AQ Booming Under Taliban 2.0
Michael Hughes
March 23, 2024
The U.S. exit from Afghanistan was partially based on rolling the dice that the reconstitution of al-Qaeda under the Taliban would be a problem for the neighbors in Central and South Asia, not the Western powers. This was also based on the supposition that should al-Qaeda begin to plot another 9-11-style attack, U.S. counterterrorism organizations would not be asleep at the switch. The U.S. has more antiterror capabilities today, so goes this argument, hence the al-Qaeda threat is not seen as imminent. Al-Qaeda, for its part, may not have its eyes on the American homeland, yet, but it is certainly getting stronger by the day, including by securing millions worth of straight profit from mining proceeds and stealing aid funds.
Western diplomats and U.N. officials in recent days have reportedly been passing around an unpublished document that reveals how deeply embedded AQ is in Taliban operations and how they are profiting from Afghanistan’s natural resources and stealing international aid. An unnamed London-based firm provided a copy to Foreign Policy, the magazine said on Friday. The research, conducted inside Afghanistan in recent months, includes names of al-Qaeda operatives and their roles in the Taliban administration.

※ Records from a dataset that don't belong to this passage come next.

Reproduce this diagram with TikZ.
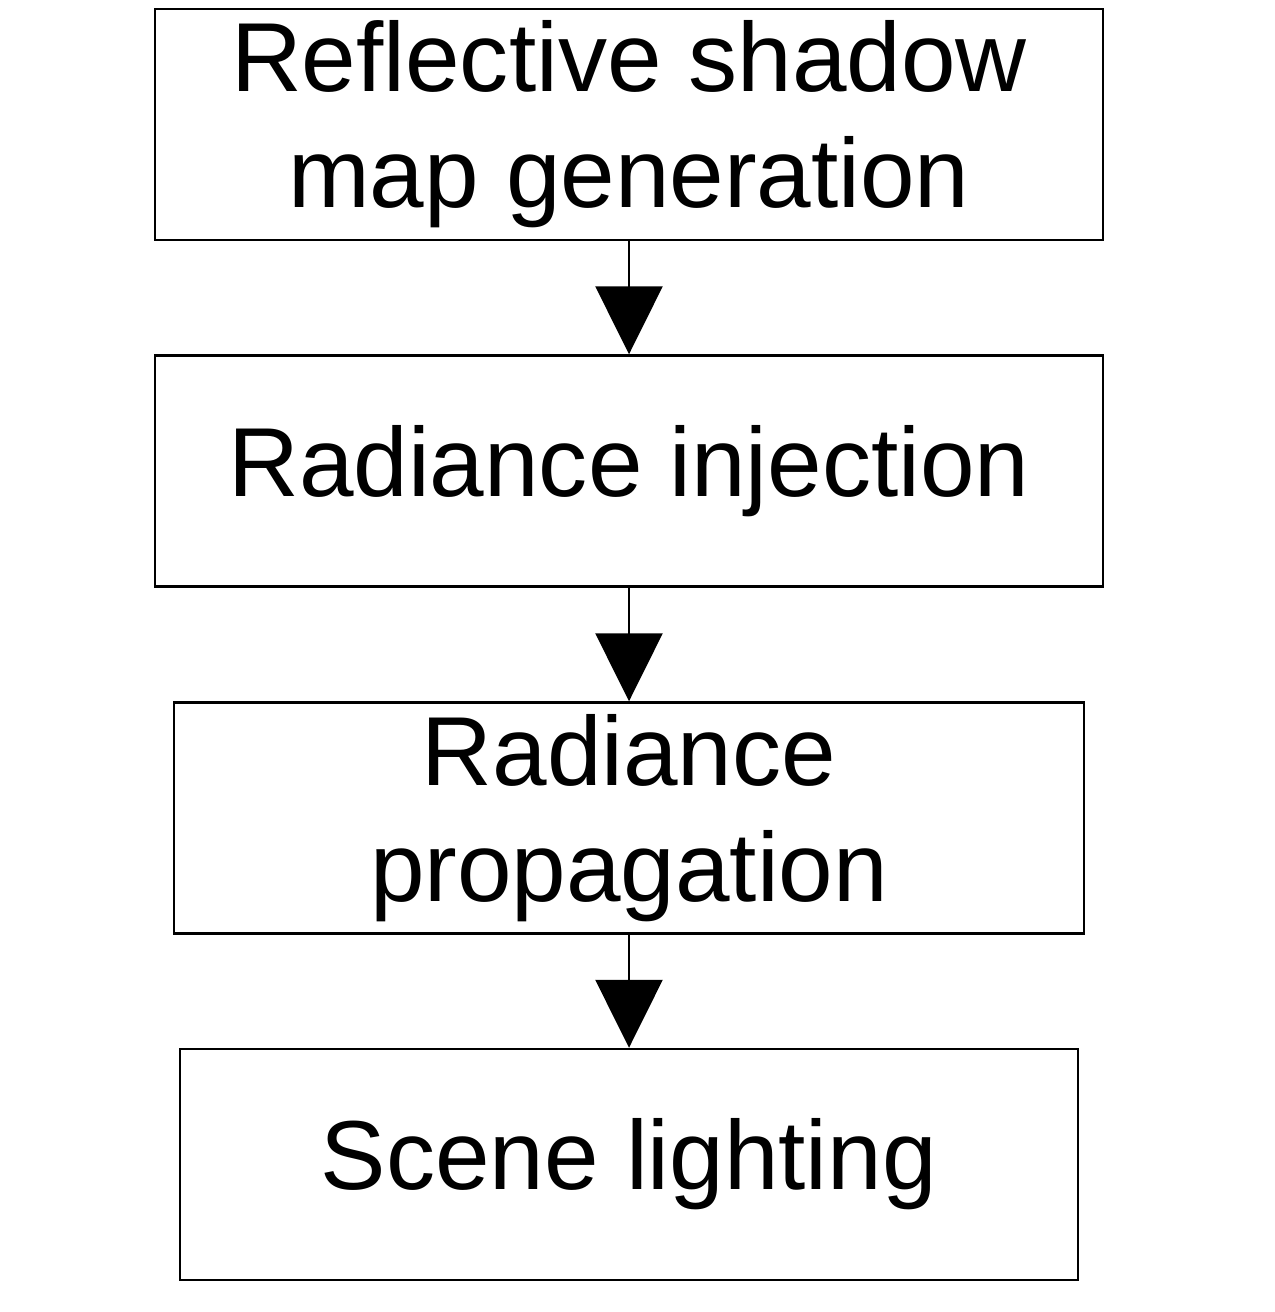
\documentclass[tikz,border=0pt]{standalone}
\usepackage{fontspec}
\setmainfont{Liberation Sans}
\usepackage{tikz}
\usetikzlibrary{arrows.meta,positioning}

\begin{document}
\begin{tikzpicture}[
    stagebox/.style={draw,line width=1.4pt,minimum height=4.62cm,align=center,
      font=\fontsize{55.8}{66}\selectfont,inner sep=0pt},
    flowarrow/.style={-{Triangle[width=1.34cm,length=1.36cm]},line width=1.4pt}]
        \useasboundingbox (0,0) rectangle (25.48,-26.24);
        \node[stagebox,minimum width=18.96cm] (rsm) at (12.58,-2.49) {Reflective shadow\\map generation};
        \node[stagebox,minimum width=18.96cm] (inj) at (12.58,-9.42) {Radiance injection};
        \node[stagebox,minimum width=18.2cm] (prop) at (12.58,-16.36) {Radiance\\propagation};
        \node[stagebox,minimum width=17.96cm] (light) at (12.58,-23.29) {Scene lighting};
        \draw[flowarrow] (rsm)--(inj);
        \draw[flowarrow] (inj)--(prop);
        \draw[flowarrow] (prop)--(light);
      \end{tikzpicture}
\end{document}
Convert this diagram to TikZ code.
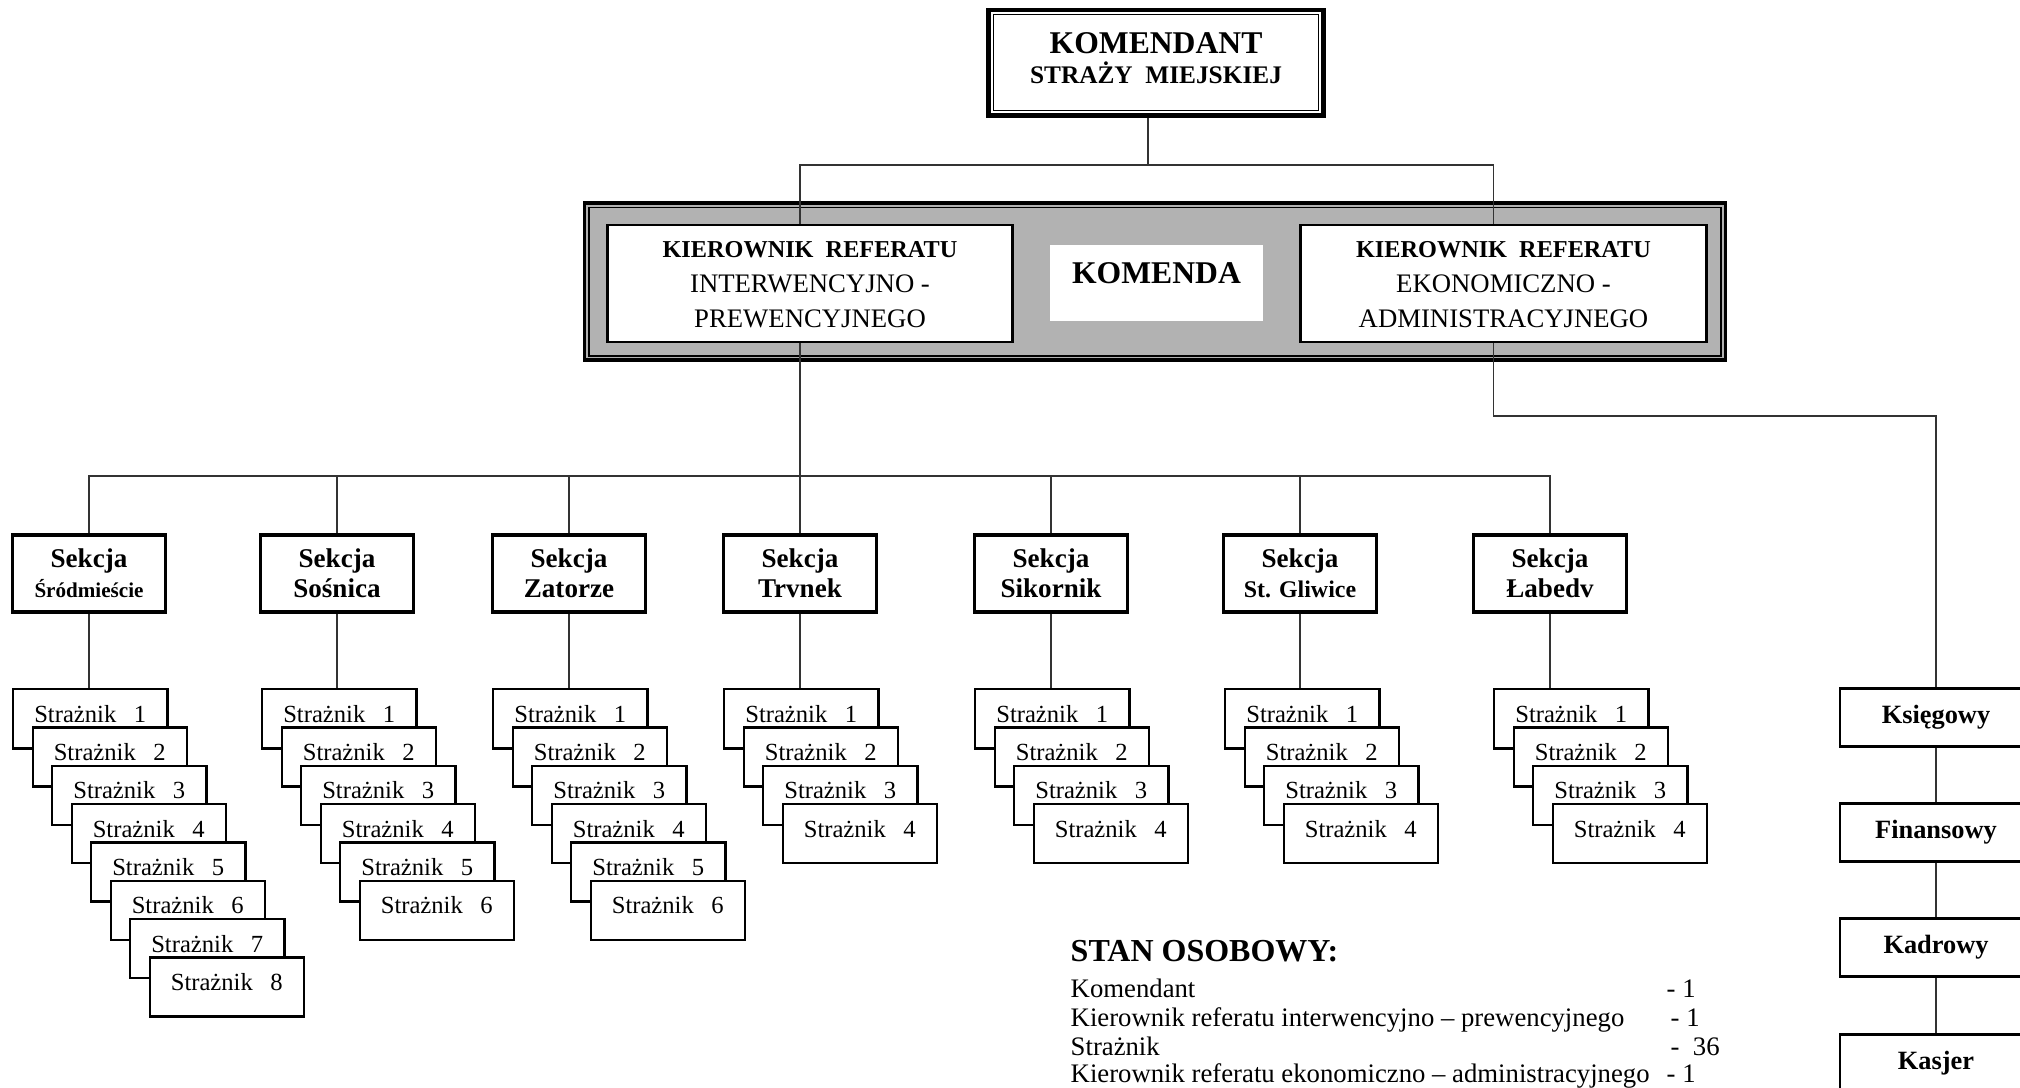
\documentclass[tikz,border=0pt]{standalone}
\usepackage{fontspec}
\setmainfont{Liberation Serif}
\newcommand\myfs[2]{\fontsize{#1}{#2}\selectfont}
\tikzset{
  conn/.style={draw=black!80, line width=0.45pt},
  framek/.style={draw, line width=0.9pt, fill=black!30, inner sep=0pt, minimum width=11.4cm, minimum height=1.57cm},
  kbox/.style={draw, line width=0.8pt, fill=white, inner sep=0pt, minimum width=4.05cm, minimum height=1.17cm},
  topbox/.style={draw, line width=1.4pt, fill=white, inner sep=0pt, minimum width=3.34cm, minimum height=1.05cm},
  txt/.style={anchor=base, inner sep=0pt},
  sekbox/.style={draw, line width=0.9pt, fill=white, inner sep=0pt, minimum width=1.53cm, minimum height=0.77cm, align=center, font=\bfseries\myfs{7.7}{8.5}},
  grd/.style={draw, line width=0.7pt, fill=white, inner sep=0pt, anchor=north west, minimum width=1.54cm, minimum height=0.59cm, font=\myfs{7}{8}, text height=0.21cm, text depth=0.14cm},
  rbox/.style={draw, line width=0.8pt, fill=white, inner sep=0pt, anchor=north, minimum width=1.92cm, minimum height=0.58cm, font=\bfseries\myfs{7.5}{9}},
  lst/.style={anchor=base west, inner sep=0pt, font=\myfs{7.6}{9}},
}
\begin{document}
\begin{tikzpicture}[x=0.01cm, y=-0.01cm]
\useasboundingbox (0,0) rectangle (2020,1087);
\fill[white] (0,0) rectangle (2020,1087);
\clip (0,0) rectangle (2020,1087);

% top box
\node[topbox] (kmd) at (1156,62.5) {};
\draw[line width=0.5pt] ([shift={(7,7)}]kmd.north west) rectangle ([shift={(-7,-7)}]kmd.south east);
\node[txt, font=\bfseries\myfs{9}{10}] (kmdt1) at (1156,53) {KOMENDANT};
\node[txt, font=\bfseries\myfs{7.2}{9}] (kmdt2) at (1156,83) {STRAŻY\ \ MIEJSKIEJ};

% komenda frame
\node[framek] (kom) at (1155,281.5) {};
\draw[line width=0.5pt] ([shift={(6,6)}]kom.north west) rectangle ([shift={(-6,-6)}]kom.south east);
\node[kbox] (kI) at (810,283.5) {};
\node[kbox] (kE) at (1503.5,283.5) {};
\node[fill=white, inner sep=0pt, minimum width=2.13cm, minimum height=0.76cm, font=\bfseries\myfs{9}{10}, text height=0.22cm, text depth=0.22cm] (komt) at (1156.5,283) {KOMENDA};
\node[txt, font=\bfseries\myfs{6.9}{9}] (kIt1) at (810,257) {KIEROWNIK\ \ REFERATU};
\node[txt, font=\myfs{7.6}{9}] (kIt2) at (810,292) {INTERWENCYJNO -};
\node[txt, font=\myfs{7.6}{9}] (kIt3) at (810,327) {PREWENCYJNEGO};
\node[txt, font=\bfseries\myfs{6.9}{9}] (kEt1) at (1503.5,257) {KIEROWNIK\ \ REFERATU};
\node[txt, font=\myfs{7.6}{9}] (kEt2) at (1503.5,292) {EKONOMICZNO -};
\node[txt, font=\myfs{7.6}{9}] (kEt3) at (1503.5,327) {ADMINISTRACYJNEGO};

% connectors top
\coordinate (tbus) at (1148,165);
\draw[conn] ([xshift=-0.08cm]kmd.south) -- ([xshift=-0.08cm]kmd.south |- tbus);
\draw[conn] ([xshift=-0.1cm]kI.north) |- (tbus) -| ([xshift=-0.1cm]kE.north);

% sections
\node[sekbox] (s1) at (89,573.5) {Sekcja\\{\myfs{6}{8.5}Śródmieście}};
\node[sekbox] (s2) at (337,573.5) {Sekcja\\Sośnica};
\node[sekbox] (s3) at (569,573.5) {Sekcja\\Zatorze};
\node[sekbox] (s4) at (800,573.5) {Sekcja\\Trvnek};
\node[sekbox] (s5) at (1051,573.5) {Sekcja\\Sikornik};
\node[sekbox] (s6) at (1300,573.5) {Sekcja\\{\myfs{6.8}{8.5}St. Gliwice}};
\node[sekbox] (s7) at (1550,573.5) {Sekcja\\Łabedv};

\coordinate (bus) at (800,476);
\draw[conn] ([xshift=-0.1cm]kI.south) -- ([xshift=-0.1cm]kI.south |- bus);
\draw[conn] (s1.north) |- (bus) -| (s7.north);
\foreach \i in {2,...,6} {\draw[conn] (s\i.north) -- (s\i.north |- bus);}

% guards
\foreach \i/\L/\n in {1/12/8, 2/261/6, 3/492/6, 4/723/4, 5/974/4, 6/1224/4, 7/1493/4} {
  \foreach \k in {1,...,\n} {
    \node[grd] (g\i-\k) at ({\L+(\k-1)*19.5},{688+(\k-1)*38.3}) {Strażnik\hspace{5pt}\k};
  }
  \draw[conn] (s\i.south) -- (s\i.south |- g\i-1.north);
}

% right column
\node[rbox] (ks) at (1936,687) {Księgowy};
\node[rbox] (fin) at (1936,802) {Finansowy};
\node[rbox] (kad) at (1936,917) {Kadrowy};
\node[rbox] (kas) at (1936,1033) {Kasjer};
\coordinate (rbus) at (1936,416);
\draw[conn] ([xshift=-0.1cm]kE.south) |- (rbus) -- (ks.north);
\draw[conn] (ks.south) -- (fin.north);
\draw[conn] (fin.south) -- (kad.north);
\draw[conn] (kad.south) -- (kas.north);

% stan osobowy
\node[anchor=base west, inner sep=0pt, font=\bfseries\myfs{9.1}{10}] (stan) at (1070,961) {STAN OSOBOWY:};
\node[lst] (l1) at (1070,997) {Komendant};
\node[lst] (l2) at (1070,1026) {Kierownik referatu interwencyjno – prewencyjnego};
\node[lst] (l3) at (1070,1055) {Strażnik};
\node[lst] (l4) at (1070,1082) {Kierownik referatu ekonomiczno – administracyjnego};
\node[lst] (v1) at (1666,997) {- 1};
\node[lst] (v2) at (1670,1026) {- 1};
\node[lst] (v3) at (1670,1055) {-\ \ 36};
\node[lst] (v4) at (1666,1082) {- 1};
\end{tikzpicture}
\end{document}
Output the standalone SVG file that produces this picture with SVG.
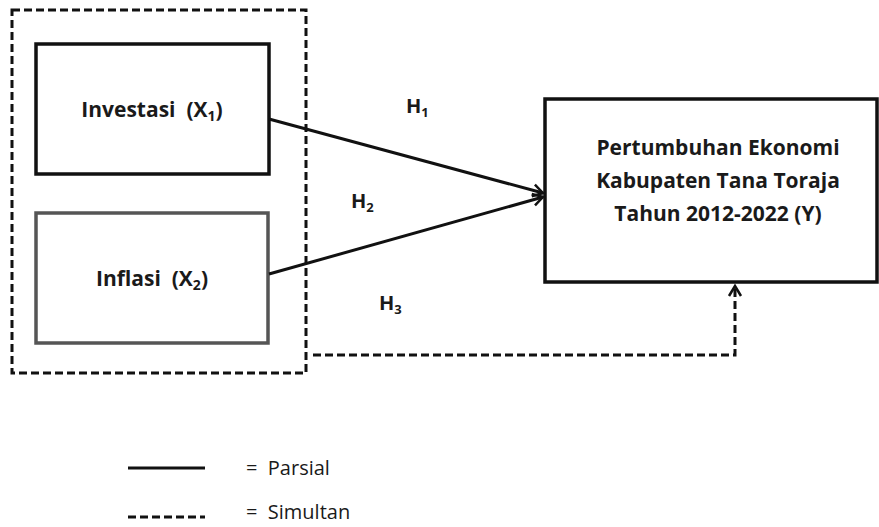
<svg xmlns="http://www.w3.org/2000/svg" width="879" height="527" viewBox="0 0 879 527">
<style>
.lbl{font-family:"Open Sans","Liberation Sans",sans-serif;font-weight:bold;fill:#1a1a1a}
.leg{font-family:"Open Sans","Liberation Sans",sans-serif;font-size:20px;fill:#1a1a1a}
.dash{fill:none;stroke:#111;stroke-width:3;stroke-dasharray:8,4}
.solid{fill:none;stroke:#111;stroke-width:3}
</style>
<defs>
<marker id="arr" markerUnits="userSpaceOnUse" markerWidth="16" markerHeight="16" refX="13" refY="8" orient="auto">
<path d="M3,2 L13,8 L3,14" fill="none" stroke="#111" stroke-width="2.5"/>
</marker>
</defs>
<g id="group-x">
<rect x="12" y="10" width="294" height="363" class="dash"/>
</g>
<g id="investasi">
<rect x="36" y="44" width="233" height="130" fill="#fff" stroke="#111" stroke-width="3.5"/>
<text class="lbl" x="152" y="117" font-size="21" text-anchor="middle" xml:space="preserve">Investasi  (X<tspan font-size="14" dy="4">1</tspan><tspan dy="-4">)</tspan></text>
</g>
<g id="inflasi">
<rect x="36" y="213" width="232" height="130" fill="#fff" stroke="#555" stroke-width="3.5"/>
<text class="lbl" x="152" y="286" font-size="21" text-anchor="middle" xml:space="preserve">Inflasi  (X<tspan font-size="14" dy="4">2</tspan><tspan dy="-4">)</tspan></text>
</g>
<g id="pertumbuhan">
<rect x="545" y="99" width="332" height="183" fill="#fff" stroke="#111" stroke-width="3.5"/>
<text class="lbl" font-size="21" text-anchor="middle"><tspan x="718" y="155">Pertumbuhan Ekonomi</tspan><tspan x="718" y="188">Kabupaten Tana Toraja</tspan><tspan x="718" y="221">Tahun 2012-2022 (Y)</tspan></text>
</g>
<g id="connectors">
<line x1="269" y1="119" x2="543" y2="193" class="solid" marker-end="url(#arr)"/>
<line x1="269" y1="274" x2="543" y2="197" class="solid" marker-end="url(#arr)"/>
<polyline points="313,355 735,355 735,286" class="dash" marker-end="url(#arr)"/>
</g>
<g id="hyp-labels">
<text class="lbl" x="406" y="113" font-size="20">H<tspan font-size="13" dy="4">1</tspan></text>
<text class="lbl" x="351" y="208" font-size="20">H<tspan font-size="13" dy="4">2</tspan></text>
<text class="lbl" x="379" y="310" font-size="20">H<tspan font-size="13" dy="4">3</tspan></text>
</g>
<g id="legend">
<line x1="128" y1="468" x2="205" y2="468" class="solid"/>
<line x1="128" y1="517" x2="205" y2="517" class="dash"/>
<text class="leg" x="246" y="475" xml:space="preserve">=  Parsial</text>
<text class="leg" x="246" y="519" xml:space="preserve">=  Simultan</text>
</g>
</svg>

Al-Qaeda is “raking in tens of millions of dollars” a week from gold mines in Afghanistan’s northern Badakhshan and Takhar provinces, protected by Taliban-friendly warlords, Foreign Policy’s Lynne O’Donnell said, citing the document, adding that 11 gold mines are geolocated in the report.
AQ’s portion represents a 25% share of funds derived from the gold and gem mines. The Taliban’s monthly off-the-books take from the gold mines exceeds $25 million. Since the mines began operating in early 2022, AQ’s share has totaled roughly $194 million. The money is shared with al-Qaeda by Haqqani’s Kabul group and Akhundzada’s in Kandahar, strange bedfellows given allegations of a power struggle between the two factions.
“Now that they can operate with impunity…. The Taliban are once again providing al-Qaeda commanders and operatives with everything they need, from weapons to wives, housing, passports, and access to the vast smuggling network built up over decades to facilitate the heroin empire that bankrolled the Taliban’s war,” O’Donnell wrote. “The routes have been repurposed for lower-cost, higher-return methamphetamine, weapons, cash, gold, and other contraband.”
Moreover, militants from Yemen, Libya, Somalia, and elsewhere have been circulating through al-Qaeda training camps, revived since the Taliban takeover, while security is provided by the Taliban’s General Directorate of Intelligence.
The London firm report identified 14 al-Qaeda affiliates benefiting from diverted mining funds. Seven based in Afghanistan include the anti-Chinese East Turkestan Islamic Movement, Jamaat Ansarullah, and TTP. The list of benefactors also includes AQ affiliates in the Arabian Peninsula, Yemen, Iraq, Syria, the Maghreb, the Indian subcontinent, and al-Shabab.
“The report includes a list of al-Qaeda commanders, some of whom were bin Laden’s lieutenants when he was living in Afghanistan while planning the attacks on the United States,” O’Donnell added.
The latest report comes after ProPublica revealed the UN flew some $2.9 Billion in cash to Afghanistan since the fall of Kabul, a significant portion of which comes from U.S. taxpayer coffers, and into the hands of the Taliban. The State Department has repeatedly and adamantly denied that any U.S. aid has been diverted by the Taliban. And does anybody doubt AQ is benefitting from that cash stream as well?
The timing of the report is especially nauseating coming the same day that an NGO, citing the World Bank, said that 50% of Afghans live in poverty, according to Tolo News. Although the same could be said for previous years (in 2016 the World Bank said 54% were under the poverty line).
Sadly, this is not anything new or shocking. The U.S. financed both sides of the war in Afghanistan since 2001, as a mind-boggling percentage of foreign aid flooded Taliban coffers on a daily basis, according to Douglas Wissing in his book, Funding the Enemy: How U.S. Taxpayers Bankroll the Taliban.
However, in this case the Taliban are not diverting funds to support an insurgency against an occupier. They are starving fellow Afghans to benefit international terrorist groups. Is the reality that the Taliban have basically turned Afghanistan into a terror-mafia complex? It is probably more complicated than that, I reckon. If anything, this generation of Taliban are even more willing to support global jihad than they were under Mullah Omar.
The report makes a laughingstock out of the Doha agreement, but I have yet to meet anyone that really believed the Taliban would ever live up to commitments to disengage from al-Qaeda. Hans-Jakob Schindler, the senior director of the Counter Extremism Project, summed it up aptly for O’Donnell, throwing a wet blanket on Taliban claims to be an indigenous movement focused on national interests.
“It is clear that the Taliban have never changed their stance toward international terrorism and, in particular, al-Qaeda,” Schindler said.